Kakadu, largest National Park in Australia and a World-Heritage listing

Kakadu, largest National Park in Australia and a World-Heritage listing

The name 'Kakadu' comes from an aboriginal floodplain language called Gagudju which was one of the languages spoken in the north of the park at the beginning of the twentieth century. Gagudju is no longer regularly spoken but descendants of this language group are still living in Kakadu.

Kakadu National Park and Arnhem Land comprise more than 110,000 square kilometres in the north-east corner of the Northern Territory. The landscapes of are diverse and set the scene for outback adventure travel, aboriginal culture and nature activities.

Kakadu National Park is the largest national park in Australia. It contains one of the highest concentrated areas of aboriginal rock art sites in the world; the most famous examples are at Nourlangie Rock and Ubirr.

The secret to discovering Kakadu is taking your time. You'll find stories, secrets and sights never imagined. It is impossible to appreciate the full breadth and beauty of the park in a fleeting visit – if you can afford the time, spend a week or more.

Nature and wildlife abound in this area, which is known for its level of biodiversity. Wholly aboriginal owned land, Arnhem Land is known for its strong aboriginal culture, towering escarpments, wild coastline, savannah woodlands, lush wetlands and prolific wildlife. Closer to Darwin is the Mary River region, home to millions of birds, saltwater crocodiles and fish, including the mighty barramundi, which makes it a fishing hot spot.

Kakadu is home to 68 mammals (almost one-fifth of Australia’s mammals), more than 120 reptiles, 26 frogs, over 300 tidal and freshwater fish species, more than 2 000 plants and over 10 000 species of insects. It provides habitat for more than 290 bird species (over one-third of Australia’s birds). Its internationally important wetlands are a major staging point for migratory birds. Some of these species are threatened or endangered. Many are found nowhere else in the world and there are still others yet to be discovered. The Creation Ancestors gave Bininj/Mungguy a kinship system linking people to all things and the cultural responsibility to look after them all. They have always understood the biodiversity of country and their traditional ancestral knowledge is a vital part of managing Kakadu’s rich environment.
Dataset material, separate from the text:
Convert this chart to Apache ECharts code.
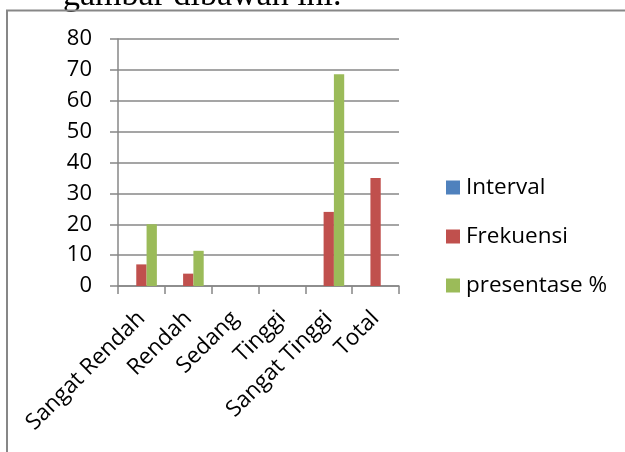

The park's wetlands provide the greatest visual pleasure. The freshwater and estaurine (saltwater) crocodiles sleep on the banks of all rivers and the many billabongs for most of the day but can also be seen floating or swimming in the water. Birdlife abounds from the stately Jabiru to the amusing "Jesus" bird (Jacana) as it steps from lily pad to lily pad. At dusk on the Yellow Water billabong (Ngurrungurrudjba), hundred of herons circle overhead landing and taking of from half-submerged trees. Ospreys sit on termite mounds or soar on high looking for prey beneath the still waters. The billabongs of the Kakadu national park are anything but "stagnant pools of water". Wallabies are very common and are often, unfortunately, seen as roadkill. Feral horses, pigs and water buffalo also roam the park. Frilled Lizards are also present but are only regularly seen during the wet season when the park is nearly inaccessible.